_WRITTEN INSTRUCTION_
Reproduce the material in full, unchanged.

_INFORMATION SHOWN_
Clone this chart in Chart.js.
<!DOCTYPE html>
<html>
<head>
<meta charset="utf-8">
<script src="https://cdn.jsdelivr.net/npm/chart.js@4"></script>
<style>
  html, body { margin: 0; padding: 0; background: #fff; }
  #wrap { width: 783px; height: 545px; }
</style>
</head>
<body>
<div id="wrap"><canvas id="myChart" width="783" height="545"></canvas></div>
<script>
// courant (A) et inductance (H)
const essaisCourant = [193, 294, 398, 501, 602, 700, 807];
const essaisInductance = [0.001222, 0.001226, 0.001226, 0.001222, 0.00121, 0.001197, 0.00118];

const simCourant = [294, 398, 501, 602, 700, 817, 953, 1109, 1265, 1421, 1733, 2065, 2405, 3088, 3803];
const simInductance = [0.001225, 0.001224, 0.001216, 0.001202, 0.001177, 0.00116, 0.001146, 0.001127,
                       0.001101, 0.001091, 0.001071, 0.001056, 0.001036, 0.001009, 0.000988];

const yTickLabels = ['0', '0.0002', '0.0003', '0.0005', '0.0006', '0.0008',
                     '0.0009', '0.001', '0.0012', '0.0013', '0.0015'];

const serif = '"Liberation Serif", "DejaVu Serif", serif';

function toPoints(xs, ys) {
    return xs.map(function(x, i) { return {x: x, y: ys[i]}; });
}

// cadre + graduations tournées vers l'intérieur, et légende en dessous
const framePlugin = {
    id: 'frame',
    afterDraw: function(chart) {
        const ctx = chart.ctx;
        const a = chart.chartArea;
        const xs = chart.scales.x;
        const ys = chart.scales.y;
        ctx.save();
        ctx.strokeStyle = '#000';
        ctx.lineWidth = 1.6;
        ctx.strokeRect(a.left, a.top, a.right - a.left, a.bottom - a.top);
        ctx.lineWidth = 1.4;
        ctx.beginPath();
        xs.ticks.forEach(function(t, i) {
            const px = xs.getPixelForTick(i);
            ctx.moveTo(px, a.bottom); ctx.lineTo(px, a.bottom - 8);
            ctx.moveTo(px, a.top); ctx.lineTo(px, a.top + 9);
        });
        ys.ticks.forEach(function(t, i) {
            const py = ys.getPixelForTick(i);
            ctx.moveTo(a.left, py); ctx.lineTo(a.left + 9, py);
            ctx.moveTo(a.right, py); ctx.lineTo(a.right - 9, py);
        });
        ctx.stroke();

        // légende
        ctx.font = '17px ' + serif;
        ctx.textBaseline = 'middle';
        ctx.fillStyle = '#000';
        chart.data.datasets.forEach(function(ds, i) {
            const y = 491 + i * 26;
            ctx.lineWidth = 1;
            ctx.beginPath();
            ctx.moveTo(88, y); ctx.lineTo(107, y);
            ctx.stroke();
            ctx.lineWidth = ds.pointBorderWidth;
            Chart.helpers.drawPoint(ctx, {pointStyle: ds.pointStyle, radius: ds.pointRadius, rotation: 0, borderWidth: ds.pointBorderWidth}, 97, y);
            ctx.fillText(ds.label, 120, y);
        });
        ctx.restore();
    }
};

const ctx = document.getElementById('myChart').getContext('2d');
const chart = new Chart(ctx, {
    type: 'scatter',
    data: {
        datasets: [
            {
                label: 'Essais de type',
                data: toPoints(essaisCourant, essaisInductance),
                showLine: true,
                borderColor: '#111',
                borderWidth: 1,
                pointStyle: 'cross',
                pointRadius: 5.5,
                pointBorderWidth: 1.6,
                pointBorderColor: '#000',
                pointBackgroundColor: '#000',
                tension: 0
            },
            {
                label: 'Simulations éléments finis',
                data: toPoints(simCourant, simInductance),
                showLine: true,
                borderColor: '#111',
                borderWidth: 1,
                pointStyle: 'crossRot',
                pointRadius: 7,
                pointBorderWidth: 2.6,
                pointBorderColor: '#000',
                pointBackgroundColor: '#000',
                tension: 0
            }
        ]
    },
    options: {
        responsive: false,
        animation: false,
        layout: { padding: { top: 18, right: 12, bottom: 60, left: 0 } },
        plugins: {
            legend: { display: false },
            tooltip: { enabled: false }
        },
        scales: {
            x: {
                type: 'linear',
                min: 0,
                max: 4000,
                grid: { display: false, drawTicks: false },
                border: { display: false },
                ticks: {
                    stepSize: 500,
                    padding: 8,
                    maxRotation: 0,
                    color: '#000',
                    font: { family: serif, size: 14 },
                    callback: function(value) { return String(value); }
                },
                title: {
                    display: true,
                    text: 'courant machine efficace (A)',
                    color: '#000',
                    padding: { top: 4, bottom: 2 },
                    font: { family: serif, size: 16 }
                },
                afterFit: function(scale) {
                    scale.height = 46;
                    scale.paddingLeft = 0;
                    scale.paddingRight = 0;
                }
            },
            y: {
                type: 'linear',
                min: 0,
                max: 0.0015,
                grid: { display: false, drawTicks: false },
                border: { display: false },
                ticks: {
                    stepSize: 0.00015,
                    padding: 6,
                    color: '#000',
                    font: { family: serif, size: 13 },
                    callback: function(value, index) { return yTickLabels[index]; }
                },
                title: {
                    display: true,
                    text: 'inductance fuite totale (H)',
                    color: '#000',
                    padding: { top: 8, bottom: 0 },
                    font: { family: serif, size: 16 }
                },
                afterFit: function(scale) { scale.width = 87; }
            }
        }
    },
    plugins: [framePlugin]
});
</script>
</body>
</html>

_SOLUTION_
Clone this chart in Chart.js.
<!DOCTYPE html>
<html>
<head>
<meta charset="utf-8">
<script src="https://cdn.jsdelivr.net/npm/chart.js@4"></script>
<style>
  html, body { margin: 0; padding: 0; background: #fff; }
  #wrap { width: 783px; height: 545px; }
</style>
</head>
<body>
<div id="wrap"><canvas id="myChart" width="783" height="545"></canvas></div>
<script>
// courant (A) et inductance (H)
const essaisCourant = [193, 294, 398, 501, 602, 700, 807];
const essaisInductance = [0.001222, 0.001226, 0.001226, 0.001222, 0.00121, 0.001197, 0.00118];

const simCourant = [294, 398, 501, 602, 700, 817, 953, 1109, 1265, 1421, 1733, 2065, 2405, 3088, 3803];
const simInductance = [0.001225, 0.001224, 0.001216, 0.001202, 0.001177, 0.00116, 0.001146, 0.001127,
                       0.001101, 0.001091, 0.001071, 0.001056, 0.001036, 0.001009, 0.000988];

const yTickLabels = ['0', '0.0002', '0.0003', '0.0005', '0.0006', '0.0008',
                     '0.0009', '0.001', '0.0012', '0.0013', '0.0015'];

const serif = '"Liberation Serif", "DejaVu Serif", serif';

function toPoints(xs, ys) {
    return xs.map(function(x, i) { return {x: x, y: ys[i]}; });
}

// cadre + graduations tournées vers l'intérieur, et légende en dessous
const framePlugin = {
    id: 'frame',
    afterDraw: function(chart) {
        const ctx = chart.ctx;
        const a = chart.chartArea;
        const xs = chart.scales.x;
        const ys = chart.scales.y;
        ctx.save();
        ctx.strokeStyle = '#000';
        ctx.lineWidth = 1.6;
        ctx.strokeRect(a.left, a.top, a.right - a.left, a.bottom - a.top);
        ctx.lineWidth = 1.4;
        ctx.beginPath();
        xs.ticks.forEach(function(t, i) {
            const px = xs.getPixelForTick(i);
            ctx.moveTo(px, a.bottom); ctx.lineTo(px, a.bottom - 8);
            ctx.moveTo(px, a.top); ctx.lineTo(px, a.top + 9);
        });
        ys.ticks.forEach(function(t, i) {
            const py = ys.getPixelForTick(i);
            ctx.moveTo(a.left, py); ctx.lineTo(a.left + 9, py);
            ctx.moveTo(a.right, py); ctx.lineTo(a.right - 9, py);
        });
        ctx.stroke();

        // légende
        ctx.font = '17px ' + serif;
        ctx.textBaseline = 'middle';
        ctx.fillStyle = '#000';
        chart.data.datasets.forEach(function(ds, i) {
            const y = 491 + i * 26;
            ctx.lineWidth = 1;
            ctx.beginPath();
            ctx.moveTo(88, y); ctx.lineTo(107, y);
            ctx.stroke();
            ctx.lineWidth = ds.pointBorderWidth;
            Chart.helpers.drawPoint(ctx, {pointStyle: ds.pointStyle, radius: ds.pointRadius, rotation: 0, borderWidth: ds.pointBorderWidth}, 97, y);
            ctx.fillText(ds.label, 120, y);
        });
        ctx.restore();
    }
};

const ctx = document.getElementById('myChart').getContext('2d');
const chart = new Chart(ctx, {
    type: 'scatter',
    data: {
        datasets: [
            {
                label: 'Essais de type',
                data: toPoints(essaisCourant, essaisInductance),
                showLine: true,
                borderColor: '#111',
                borderWidth: 1,
                pointStyle: 'cross',
                pointRadius: 5.5,
                pointBorderWidth: 1.6,
                pointBorderColor: '#000',
                pointBackgroundColor: '#000',
                tension: 0
            },
            {
                label: 'Simulations éléments finis',
                data: toPoints(simCourant, simInductance),
                showLine: true,
                borderColor: '#111',
                borderWidth: 1,
                pointStyle: 'crossRot',
                pointRadius: 7,
                pointBorderWidth: 2.6,
                pointBorderColor: '#000',
                pointBackgroundColor: '#000',
                tension: 0
            }
        ]
    },
    options: {
        responsive: false,
        animation: false,
        layout: { padding: { top: 18, right: 12, bottom: 60, left: 0 } },
        plugins: {
            legend: { display: false },
            tooltip: { enabled: false }
        },
        scales: {
            x: {
                type: 'linear',
                min: 0,
                max: 4000,
                grid: { display: false, drawTicks: false },
                border: { display: false },
                ticks: {
                    stepSize: 500,
                    padding: 8,
                    maxRotation: 0,
                    color: '#000',
                    font: { family: serif, size: 14 },
                    callback: function(value) { return String(value); }
                },
                title: {
                    display: true,
                    text: 'courant machine efficace (A)',
                    color: '#000',
                    padding: { top: 4, bottom: 2 },
                    font: { family: serif, size: 16 }
                },
                afterFit: function(scale) {
                    scale.height = 46;
                    scale.paddingLeft = 0;
                    scale.paddingRight = 0;
                }
            },
            y: {
                type: 'linear',
                min: 0,
                max: 0.0015,
                grid: { display: false, drawTicks: false },
                border: { display: false },
                ticks: {
                    stepSize: 0.00015,
                    padding: 6,
                    color: '#000',
                    font: { family: serif, size: 13 },
                    callback: function(value, index) { return yTickLabels[index]; }
                },
                title: {
                    display: true,
                    text: 'inductance fuite totale (H)',
                    color: '#000',
                    padding: { top: 8, bottom: 0 },
                    font: { family: serif, size: 16 }
                },
                afterFit: function(scale) { scale.width = 87; }
            }
        }
    },
    plugins: [framePlugin]
});
</script>
</body>
</html>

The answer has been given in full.